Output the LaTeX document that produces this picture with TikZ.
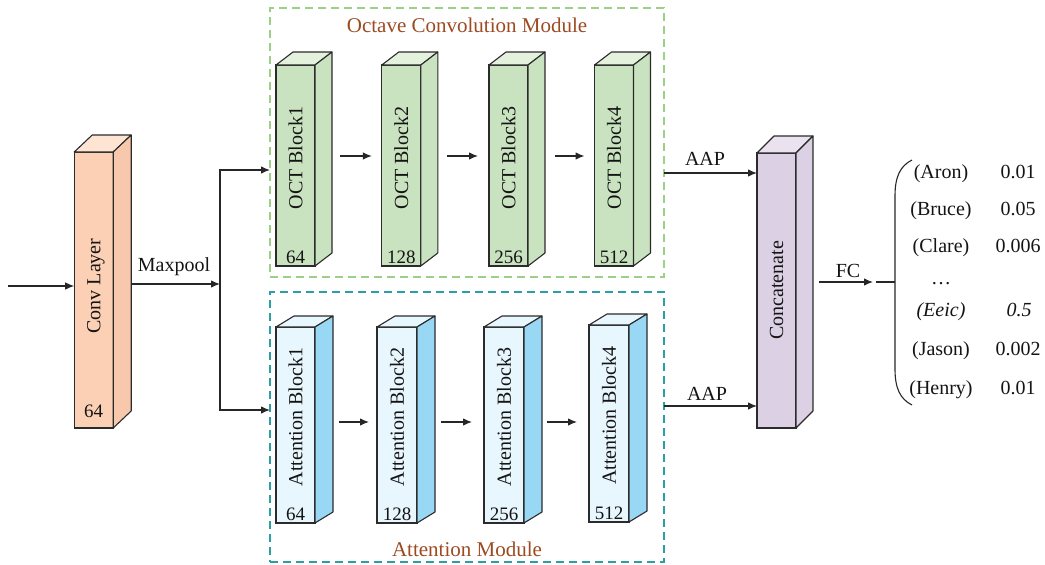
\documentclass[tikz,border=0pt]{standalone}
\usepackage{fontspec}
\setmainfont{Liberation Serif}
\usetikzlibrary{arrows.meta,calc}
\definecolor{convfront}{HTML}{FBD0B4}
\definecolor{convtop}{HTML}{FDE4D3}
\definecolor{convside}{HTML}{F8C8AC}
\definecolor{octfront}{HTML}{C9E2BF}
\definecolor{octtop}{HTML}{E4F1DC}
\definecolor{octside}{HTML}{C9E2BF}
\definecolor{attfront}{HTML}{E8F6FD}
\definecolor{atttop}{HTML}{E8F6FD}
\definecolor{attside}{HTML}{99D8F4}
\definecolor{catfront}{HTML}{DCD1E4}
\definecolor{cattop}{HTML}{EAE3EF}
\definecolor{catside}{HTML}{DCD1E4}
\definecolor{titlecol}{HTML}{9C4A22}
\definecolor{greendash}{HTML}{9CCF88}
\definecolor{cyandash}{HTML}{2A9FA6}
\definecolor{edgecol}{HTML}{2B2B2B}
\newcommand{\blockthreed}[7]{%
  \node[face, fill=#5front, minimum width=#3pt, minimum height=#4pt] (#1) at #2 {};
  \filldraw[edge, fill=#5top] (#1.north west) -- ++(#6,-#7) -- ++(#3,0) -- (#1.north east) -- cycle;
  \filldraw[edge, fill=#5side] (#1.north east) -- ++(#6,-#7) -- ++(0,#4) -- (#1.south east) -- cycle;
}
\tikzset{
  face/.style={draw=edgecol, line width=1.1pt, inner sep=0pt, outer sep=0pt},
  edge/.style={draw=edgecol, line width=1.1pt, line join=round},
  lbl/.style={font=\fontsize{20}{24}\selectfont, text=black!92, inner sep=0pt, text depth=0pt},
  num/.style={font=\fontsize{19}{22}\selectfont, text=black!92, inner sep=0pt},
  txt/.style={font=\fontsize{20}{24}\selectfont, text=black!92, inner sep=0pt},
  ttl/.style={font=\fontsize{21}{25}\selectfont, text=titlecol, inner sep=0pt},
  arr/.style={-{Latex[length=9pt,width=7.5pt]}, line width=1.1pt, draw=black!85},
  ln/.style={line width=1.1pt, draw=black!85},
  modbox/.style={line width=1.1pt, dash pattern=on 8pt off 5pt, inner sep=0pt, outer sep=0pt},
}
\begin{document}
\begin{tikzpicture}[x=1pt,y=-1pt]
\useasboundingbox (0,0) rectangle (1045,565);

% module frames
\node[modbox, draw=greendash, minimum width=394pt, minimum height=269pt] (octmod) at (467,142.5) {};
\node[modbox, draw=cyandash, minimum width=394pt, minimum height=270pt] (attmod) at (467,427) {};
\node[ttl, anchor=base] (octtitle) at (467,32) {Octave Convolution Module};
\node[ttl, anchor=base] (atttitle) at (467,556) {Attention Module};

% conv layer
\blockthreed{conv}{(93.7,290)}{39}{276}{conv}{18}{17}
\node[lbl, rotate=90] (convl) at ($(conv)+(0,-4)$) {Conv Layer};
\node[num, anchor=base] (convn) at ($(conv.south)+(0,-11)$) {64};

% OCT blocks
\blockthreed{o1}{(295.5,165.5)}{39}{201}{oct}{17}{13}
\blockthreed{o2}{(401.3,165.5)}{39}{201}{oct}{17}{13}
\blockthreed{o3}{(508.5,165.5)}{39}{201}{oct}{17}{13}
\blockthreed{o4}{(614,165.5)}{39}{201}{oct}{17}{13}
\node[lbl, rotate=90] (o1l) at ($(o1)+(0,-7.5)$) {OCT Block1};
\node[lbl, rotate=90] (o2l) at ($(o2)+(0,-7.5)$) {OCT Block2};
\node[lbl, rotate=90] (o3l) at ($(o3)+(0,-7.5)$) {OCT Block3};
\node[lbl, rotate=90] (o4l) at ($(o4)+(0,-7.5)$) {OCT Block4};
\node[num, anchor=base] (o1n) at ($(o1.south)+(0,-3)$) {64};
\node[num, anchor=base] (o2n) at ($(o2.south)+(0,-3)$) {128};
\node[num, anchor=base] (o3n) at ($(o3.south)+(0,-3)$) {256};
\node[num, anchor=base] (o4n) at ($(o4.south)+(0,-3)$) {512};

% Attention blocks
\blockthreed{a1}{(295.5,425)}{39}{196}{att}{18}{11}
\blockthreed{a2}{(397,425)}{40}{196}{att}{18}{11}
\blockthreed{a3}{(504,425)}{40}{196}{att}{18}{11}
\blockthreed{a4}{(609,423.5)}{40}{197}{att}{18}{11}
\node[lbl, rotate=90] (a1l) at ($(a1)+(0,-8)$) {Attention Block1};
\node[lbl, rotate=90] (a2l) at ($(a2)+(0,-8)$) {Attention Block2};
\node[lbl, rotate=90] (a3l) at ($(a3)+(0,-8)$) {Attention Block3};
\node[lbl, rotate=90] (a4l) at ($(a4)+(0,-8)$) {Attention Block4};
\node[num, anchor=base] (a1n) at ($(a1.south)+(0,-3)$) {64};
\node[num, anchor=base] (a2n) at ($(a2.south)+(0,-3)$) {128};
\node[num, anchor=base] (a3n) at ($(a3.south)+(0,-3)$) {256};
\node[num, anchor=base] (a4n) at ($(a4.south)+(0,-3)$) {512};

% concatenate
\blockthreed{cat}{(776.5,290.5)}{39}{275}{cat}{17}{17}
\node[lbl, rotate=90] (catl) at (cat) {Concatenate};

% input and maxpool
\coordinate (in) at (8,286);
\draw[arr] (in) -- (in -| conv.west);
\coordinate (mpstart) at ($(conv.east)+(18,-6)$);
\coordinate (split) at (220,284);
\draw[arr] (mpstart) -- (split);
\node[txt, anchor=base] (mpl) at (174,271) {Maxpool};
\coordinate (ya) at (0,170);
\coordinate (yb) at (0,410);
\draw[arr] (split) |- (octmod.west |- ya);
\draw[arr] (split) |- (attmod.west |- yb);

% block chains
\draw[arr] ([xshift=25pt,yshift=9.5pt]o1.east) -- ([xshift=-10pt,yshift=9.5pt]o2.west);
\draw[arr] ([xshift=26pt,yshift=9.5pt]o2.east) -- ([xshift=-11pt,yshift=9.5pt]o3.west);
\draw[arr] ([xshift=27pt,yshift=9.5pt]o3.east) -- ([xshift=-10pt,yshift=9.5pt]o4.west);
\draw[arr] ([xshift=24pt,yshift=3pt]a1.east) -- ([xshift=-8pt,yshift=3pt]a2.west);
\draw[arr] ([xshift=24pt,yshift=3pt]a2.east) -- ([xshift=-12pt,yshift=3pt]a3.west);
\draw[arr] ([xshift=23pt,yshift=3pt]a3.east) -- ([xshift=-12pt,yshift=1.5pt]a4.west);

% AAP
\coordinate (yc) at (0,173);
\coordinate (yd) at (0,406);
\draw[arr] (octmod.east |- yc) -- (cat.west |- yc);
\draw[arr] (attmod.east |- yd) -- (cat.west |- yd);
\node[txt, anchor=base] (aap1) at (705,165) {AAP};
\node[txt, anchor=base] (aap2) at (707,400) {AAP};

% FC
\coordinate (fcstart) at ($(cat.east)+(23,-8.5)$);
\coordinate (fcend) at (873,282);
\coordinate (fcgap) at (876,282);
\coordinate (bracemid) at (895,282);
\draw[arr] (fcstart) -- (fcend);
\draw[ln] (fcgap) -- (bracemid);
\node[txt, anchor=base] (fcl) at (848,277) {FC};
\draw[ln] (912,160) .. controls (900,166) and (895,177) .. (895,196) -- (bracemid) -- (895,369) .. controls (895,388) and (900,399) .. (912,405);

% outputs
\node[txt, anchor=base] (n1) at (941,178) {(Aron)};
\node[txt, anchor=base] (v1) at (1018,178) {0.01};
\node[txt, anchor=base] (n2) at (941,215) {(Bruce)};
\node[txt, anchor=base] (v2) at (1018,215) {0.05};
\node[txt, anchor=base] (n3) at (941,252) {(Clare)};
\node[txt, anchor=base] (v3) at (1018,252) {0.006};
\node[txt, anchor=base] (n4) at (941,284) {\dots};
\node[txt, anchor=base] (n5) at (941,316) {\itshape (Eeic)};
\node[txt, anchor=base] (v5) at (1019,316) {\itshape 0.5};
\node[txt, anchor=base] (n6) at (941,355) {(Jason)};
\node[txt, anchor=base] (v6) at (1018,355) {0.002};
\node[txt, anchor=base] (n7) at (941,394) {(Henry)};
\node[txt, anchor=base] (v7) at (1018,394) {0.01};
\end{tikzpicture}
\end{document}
——————
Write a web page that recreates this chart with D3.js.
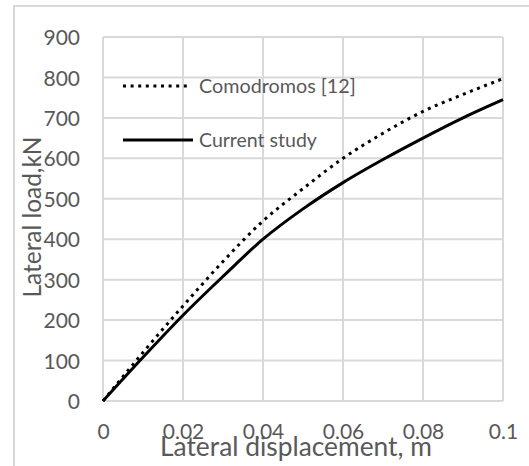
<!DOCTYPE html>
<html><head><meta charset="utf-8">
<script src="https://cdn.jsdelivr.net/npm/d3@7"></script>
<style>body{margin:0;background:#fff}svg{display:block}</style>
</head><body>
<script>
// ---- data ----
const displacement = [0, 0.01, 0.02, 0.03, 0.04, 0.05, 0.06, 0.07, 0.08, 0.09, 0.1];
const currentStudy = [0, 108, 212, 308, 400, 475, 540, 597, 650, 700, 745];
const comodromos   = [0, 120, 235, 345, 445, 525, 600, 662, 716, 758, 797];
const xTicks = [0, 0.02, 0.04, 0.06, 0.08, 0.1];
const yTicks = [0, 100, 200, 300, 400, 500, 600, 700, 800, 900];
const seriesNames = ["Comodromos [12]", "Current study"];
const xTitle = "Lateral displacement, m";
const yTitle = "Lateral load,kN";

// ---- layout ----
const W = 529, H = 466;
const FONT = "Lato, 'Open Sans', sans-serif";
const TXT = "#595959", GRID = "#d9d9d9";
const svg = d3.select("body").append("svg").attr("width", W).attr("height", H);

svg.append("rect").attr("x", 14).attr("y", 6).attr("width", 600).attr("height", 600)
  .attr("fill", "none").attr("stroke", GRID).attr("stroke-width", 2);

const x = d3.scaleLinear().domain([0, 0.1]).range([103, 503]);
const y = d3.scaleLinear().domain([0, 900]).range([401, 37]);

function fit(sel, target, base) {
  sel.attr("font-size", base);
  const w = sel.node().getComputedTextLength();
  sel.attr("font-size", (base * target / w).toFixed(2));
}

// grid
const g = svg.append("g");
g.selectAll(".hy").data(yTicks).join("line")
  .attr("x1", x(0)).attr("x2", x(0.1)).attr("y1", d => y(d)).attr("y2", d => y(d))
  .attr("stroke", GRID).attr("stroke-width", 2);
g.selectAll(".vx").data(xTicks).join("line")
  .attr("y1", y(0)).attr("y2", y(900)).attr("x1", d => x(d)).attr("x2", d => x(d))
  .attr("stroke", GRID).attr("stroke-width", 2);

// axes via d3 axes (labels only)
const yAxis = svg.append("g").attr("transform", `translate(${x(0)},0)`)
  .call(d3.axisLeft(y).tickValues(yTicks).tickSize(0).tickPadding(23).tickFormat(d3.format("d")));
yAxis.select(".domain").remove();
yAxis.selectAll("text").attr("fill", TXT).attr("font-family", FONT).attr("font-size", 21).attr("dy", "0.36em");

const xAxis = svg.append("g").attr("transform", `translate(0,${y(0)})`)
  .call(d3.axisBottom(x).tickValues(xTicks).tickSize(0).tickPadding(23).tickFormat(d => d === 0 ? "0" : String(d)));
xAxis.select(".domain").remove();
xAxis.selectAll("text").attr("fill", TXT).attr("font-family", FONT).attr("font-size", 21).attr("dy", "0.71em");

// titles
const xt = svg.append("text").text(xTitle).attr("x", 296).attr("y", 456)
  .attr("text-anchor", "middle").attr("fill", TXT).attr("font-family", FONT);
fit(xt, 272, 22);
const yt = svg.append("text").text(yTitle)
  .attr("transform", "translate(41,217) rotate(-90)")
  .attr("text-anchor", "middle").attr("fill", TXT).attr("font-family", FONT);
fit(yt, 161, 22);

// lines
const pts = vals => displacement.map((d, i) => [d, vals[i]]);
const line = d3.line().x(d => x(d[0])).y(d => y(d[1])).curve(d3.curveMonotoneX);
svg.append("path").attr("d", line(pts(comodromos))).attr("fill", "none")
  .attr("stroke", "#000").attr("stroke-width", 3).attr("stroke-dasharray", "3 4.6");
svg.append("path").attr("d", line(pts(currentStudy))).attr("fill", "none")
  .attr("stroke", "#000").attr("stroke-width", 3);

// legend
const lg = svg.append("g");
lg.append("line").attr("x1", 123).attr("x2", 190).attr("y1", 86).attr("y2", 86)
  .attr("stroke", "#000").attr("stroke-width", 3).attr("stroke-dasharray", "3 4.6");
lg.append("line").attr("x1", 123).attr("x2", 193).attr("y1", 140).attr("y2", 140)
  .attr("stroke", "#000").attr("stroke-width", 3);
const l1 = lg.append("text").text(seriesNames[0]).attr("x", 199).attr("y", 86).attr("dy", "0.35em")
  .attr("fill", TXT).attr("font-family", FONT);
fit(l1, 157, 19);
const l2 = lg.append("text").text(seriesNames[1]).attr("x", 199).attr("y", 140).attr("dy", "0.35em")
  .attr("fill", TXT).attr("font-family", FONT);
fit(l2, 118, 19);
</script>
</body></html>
——————
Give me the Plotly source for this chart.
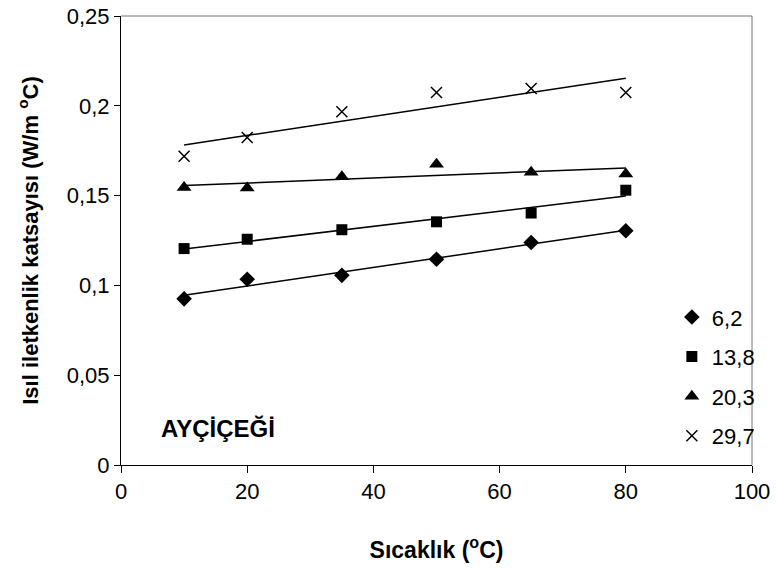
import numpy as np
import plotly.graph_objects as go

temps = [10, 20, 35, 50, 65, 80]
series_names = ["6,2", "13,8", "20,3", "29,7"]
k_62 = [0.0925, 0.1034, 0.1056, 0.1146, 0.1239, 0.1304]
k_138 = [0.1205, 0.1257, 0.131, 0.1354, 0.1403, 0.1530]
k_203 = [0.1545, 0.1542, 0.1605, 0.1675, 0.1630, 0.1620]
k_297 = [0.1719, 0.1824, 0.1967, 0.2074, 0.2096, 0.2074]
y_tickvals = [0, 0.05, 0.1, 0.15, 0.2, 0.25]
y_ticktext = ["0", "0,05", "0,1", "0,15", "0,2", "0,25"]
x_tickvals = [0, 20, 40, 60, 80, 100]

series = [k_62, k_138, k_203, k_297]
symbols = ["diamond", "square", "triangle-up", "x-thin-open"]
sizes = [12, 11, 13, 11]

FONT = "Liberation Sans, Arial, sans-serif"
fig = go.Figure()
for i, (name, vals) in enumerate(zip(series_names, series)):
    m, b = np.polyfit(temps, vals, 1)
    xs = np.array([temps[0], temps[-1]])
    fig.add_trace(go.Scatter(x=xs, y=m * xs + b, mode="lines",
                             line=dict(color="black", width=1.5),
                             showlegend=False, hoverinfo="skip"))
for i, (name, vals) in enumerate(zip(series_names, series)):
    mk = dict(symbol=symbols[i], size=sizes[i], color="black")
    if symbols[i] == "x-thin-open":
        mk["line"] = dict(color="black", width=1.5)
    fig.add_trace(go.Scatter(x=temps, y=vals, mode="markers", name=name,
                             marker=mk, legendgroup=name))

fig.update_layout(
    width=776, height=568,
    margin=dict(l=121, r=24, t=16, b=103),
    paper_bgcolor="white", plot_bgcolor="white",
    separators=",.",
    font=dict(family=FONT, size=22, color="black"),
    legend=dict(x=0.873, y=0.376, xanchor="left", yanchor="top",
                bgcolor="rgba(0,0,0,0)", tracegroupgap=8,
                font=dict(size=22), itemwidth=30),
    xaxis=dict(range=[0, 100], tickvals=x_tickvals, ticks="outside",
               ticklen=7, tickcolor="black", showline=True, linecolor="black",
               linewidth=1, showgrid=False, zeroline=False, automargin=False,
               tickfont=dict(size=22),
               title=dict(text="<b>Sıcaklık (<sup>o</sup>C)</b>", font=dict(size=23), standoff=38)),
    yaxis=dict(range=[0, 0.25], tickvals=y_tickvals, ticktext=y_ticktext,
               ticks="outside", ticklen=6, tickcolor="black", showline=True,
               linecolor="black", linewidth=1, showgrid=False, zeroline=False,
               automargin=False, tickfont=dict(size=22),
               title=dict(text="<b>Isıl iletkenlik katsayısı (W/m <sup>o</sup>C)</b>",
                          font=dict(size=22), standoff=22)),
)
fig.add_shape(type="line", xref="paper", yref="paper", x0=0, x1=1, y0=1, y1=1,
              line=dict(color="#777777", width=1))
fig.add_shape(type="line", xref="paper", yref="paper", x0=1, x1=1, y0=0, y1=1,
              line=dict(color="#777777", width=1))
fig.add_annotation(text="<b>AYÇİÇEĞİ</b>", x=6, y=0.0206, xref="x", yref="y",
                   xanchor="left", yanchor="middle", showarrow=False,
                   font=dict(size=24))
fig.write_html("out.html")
——————
EXERCISE PROMPT: Quote the lines above exactly, starting with the one that has "Give me the Plotly source for this chart." and ending with the one that has "sizes = [12, 11, 13, 11]"; drop the pictures and include nothing else.

RESPONSE TO THE TASK:
Give me the Plotly source for this chart.
import numpy as np
import plotly.graph_objects as go

temps = [10, 20, 35, 50, 65, 80]
series_names = ["6,2", "13,8", "20,3", "29,7"]
k_62 = [0.0925, 0.1034, 0.1056, 0.1146, 0.1239, 0.1304]
k_138 = [0.1205, 0.1257, 0.131, 0.1354, 0.1403, 0.1530]
k_203 = [0.1545, 0.1542, 0.1605, 0.1675, 0.1630, 0.1620]
k_297 = [0.1719, 0.1824, 0.1967, 0.2074, 0.2096, 0.2074]
y_tickvals = [0, 0.05, 0.1, 0.15, 0.2, 0.25]
y_ticktext = ["0", "0,05", "0,1", "0,15", "0,2", "0,25"]
x_tickvals = [0, 20, 40, 60, 80, 100]

series = [k_62, k_138, k_203, k_297]
symbols = ["diamond", "square", "triangle-up", "x-thin-open"]
sizes = [12, 11, 13, 11]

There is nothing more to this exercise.